Il secondo tema riguarda la riduzione delle emissioni di gas serra. Come previsto dall’Accordo di Parigi, la Cop28 ospiterà il primo stocktake sul clima, ossia il momento in cui si valuterà l’effetto congiunto di tutti gli impegni nazionali (i c.d. Nationally Determined Contribution – NDC) e, soprattutto, si chiederà un aumento delle ambizioni degli NDC nel caso in cui questo non risulti compatibile con gli obiettivi concordati a Parigi nel 2015. Il 14 novembre è stato reso pubblico il report ufficiale delle Nazioni Unite, nel quale sono stati analizzati gli impatti di 168 NDC, corrispondenti al 95% delle emissioni globali di gas serra. Gli esiti sono, purtroppo, sconfortanti. Sommando tutti gli NDC – e immaginando, quindi, che gli obiettivi in essi contenuti siano tutti pienamente raggiunti – rispetto al 2019 le emissioni mondiali di gas serra si ridurrebbero, nella migliore delle ipotesi, di meno del 10%, passando da 53 a 48 miliardi di tonnellate all’anno. Molto lontano da quello che dovrebbe essere, se pensiamo che per limitare l’aumento della temperatura globale tra 1,5 e 2°C, obiettivo dell’Accordo di Parigi, dovremmo tagliarle tra il 30% e il 43%. Riuscirà la conferenza di Dubai a far fare lo scatto in avanti necessario per adeguare i livelli di ambizione dei Governi?
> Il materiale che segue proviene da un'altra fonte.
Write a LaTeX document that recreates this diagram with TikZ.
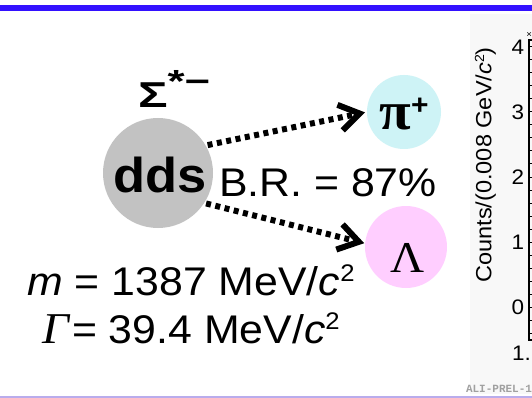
\documentclass[tikz,border=0pt]{standalone}
\usepackage{fontspec}
\usepackage{graphicx}
\setmainfont{Liberation Sans}[FakeStretch=1.07]
\newfontfamily\timesf{Liberation Serif}[FakeStretch=1.07]
\newfontfamily\monof{Liberation Mono}
\usetikzlibrary{arrows.meta}
\definecolor{bandblue}{RGB}{51,17,255}
\definecolor{bandpurple}{RGB}{185,172,236}
\definecolor{panelgrey}{RGB}{248,248,248}
\definecolor{ddsgrey}{RGB}{194,194,194}
\definecolor{picyan}{RGB}{206,243,246}
\definecolor{lampink}{RGB}{255,206,255}
\definecolor{tagrey}{RGB}{160,160,160}
\newcommand{\supc}[1]{\raisebox{0.33em}{\scalebox{0.6}{#1}}}
\newcommand{\fsz}[1]{\fontsize{#1}{#1}\selectfont}
\begin{document}
\begin{tikzpicture}[x=1pt,y=-1pt,
  txt/.style={inner sep=0pt, outer sep=0pt, text=black},
  ball/.style={circle, inner sep=0pt, outer sep=0pt, draw=none},
  decay/.style={line width=6pt, dash pattern=on 5pt off 4.5pt,
    -{Straight Barb[length=20pt,width=26pt]}},
  ticklab/.style={txt, anchor=east, font=\fsz{21}},
  axisline/.style={line width=1.3pt}]
\useasboundingbox (0,0) rectangle (532,398);
\fill[white] (0,0) rectangle (532,398);
\fill[panelgrey] (470,14) rectangle (532,394);
\fill[bandblue] (0,5) rectangle (532,11);
\fill[bandpurple] (0,395.5) rectangle (532,398);

% particles
\node[ball, fill=ddsgrey, minimum size=110pt] (dds) at (158,173) {};
\node[ball, fill=picyan, minimum size=74pt] (pi) at (404,112) {};
\node[ball, fill=lampink, minimum size=82pt] (lam) at (406,247) {};

\node[txt, anchor=base, font=\bfseries\fsz{49}] (ddst) at (160,193) {dds};
\node[txt, anchor=base west, font=\bfseries\fsz{36}] (sig) at (138,108)
  {\scalebox{1.28}[1]{Σ}\raisebox{15pt}{\fsz{32}\scalebox{1.28}[1]{*−}}};
\node[txt, anchor=base, font=\timesf\bfseries\fsz{54}] (pit) at (404,130)
  {π\raisebox{15pt}{\rmfamily\bfseries\fsz{28}+}};
\node[txt, anchor=base, font=\timesf\fsz{44}] (lamt) at (408,272) {Λ};

\node[txt, anchor=base, font=\fsz{40}] (br) at (328,196) {B.R. = 87\%};
\node[txt, anchor=base, font=\fsz{40}] (mass) at (191,295)
  {{\itshape m} = 1387 MeV/{\itshape c}\supc{2}};
\node[txt, anchor=base, font=\fsz{40}] (width) at (191,343)
  {{\timesf\itshape\fsz{44}Γ}\hspace{3pt}= 39.4 MeV/{\itshape c}\supc{2}};

% decays
\draw[decay, shorten <=2pt, shorten >=2pt] (dds.30) -- (pi.west);
\draw[decay, shorten <=2pt, shorten >=1pt] (dds.-33) -- (lam.175);

% plot edge
\node[txt, rotate=90, font=\fsz{22}] (ylab) at (485.5,165)
  {Counts/(0.008 GeV/{\itshape c}\supc{2})};
\node[ticklab] (t4) at (524,47) {4};
\node[ticklab] (t3) at (524,112) {3};
\node[ticklab] (t2) at (524,177) {2};
\node[ticklab] (t1) at (524,242) {1};
\node[ticklab] (t0) at (524,307) {0};
\node[txt, anchor=west, font=\fsz{21}] (xl) at (512,353) {1.};
\node[txt, anchor=east, font=\fsz{9}] (times) at (532,35) {×};
\draw[axisline] (533,40) -- (529,40) -- (529,340) -- (533,340);
\foreach \k in {-2,...,20}
  \draw[line width=1pt] (529,307-13*\k) -- (533,307-13*\k);
\node[txt, anchor=base west, text=tagrey, font=\monof\bfseries\fsz{11}] (tag) at (466,392) {ALI-PREL-1};
\end{tikzpicture}
\end{document}
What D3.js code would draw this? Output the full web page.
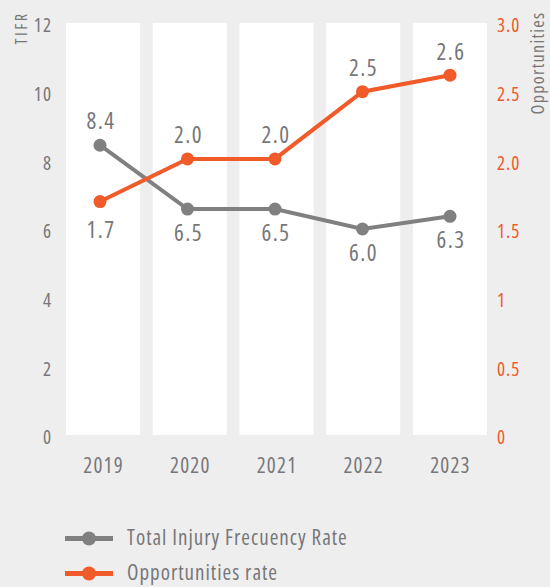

Roadmap per ridurre l’uso del carbone

Il terzo e ultimo tema, strettamente collegato al precedente, riguarda la necessità di definire una roadmap chiara per ridurre drasticamente l’utilizzo di carbone, petrolio e gas. Un altro recentissimo report, sempre promosso dall’Unep, ha svelato una scomoda verità: nonostante in molti casi abbiano presentato obiettivi di azzeramento delle proprie emissioni di gas serra, i 20 più importanti Paesi produttori di combustibili fossili hanno programmi di sviluppo della produzione di carbone, petrolio e gas del tutto incompatibili con l’Accordo di Parigi, che al 2030 porterebbero queste Nazioni a produrre in un anno il doppio dei combustibili fossili che potremmo materialmente consumare. Considerando che tra questi compare anche il Paese ospitante della 28° Conferenza mondiale sul clima, anche su questo punto non c’è, purtroppo, di che essere ottimisti.

Autore articolo: Vittorio Livraghi

2 thoughts on “COME STA IL PIANETA CHE CI OSPITA (19) – COP28”

  1. Giorgio Fiorini

    Desidero esprimere i miei complimenti a Vittorio Livraghi per la chiarezza e utilità dei suoi articoli: mi auguro che ne continui la pubblicazione, Auguri di Buone Feste a Vittorio e a tutti i lettori del blog. Giorgio Fiorini .

  2. Grazie Giorgio, continuerò sicuramente … anche perché argomenti al riguardo non mancheranno mai. Il mio intento è quello di fornire delle informazioni “certificate” sul questo tema così importante per tutti e soprattutto per le prossime generazioni.
    Buon Natale a tutt* e che sia in Natale Sereno, ne abbiamo bisogno.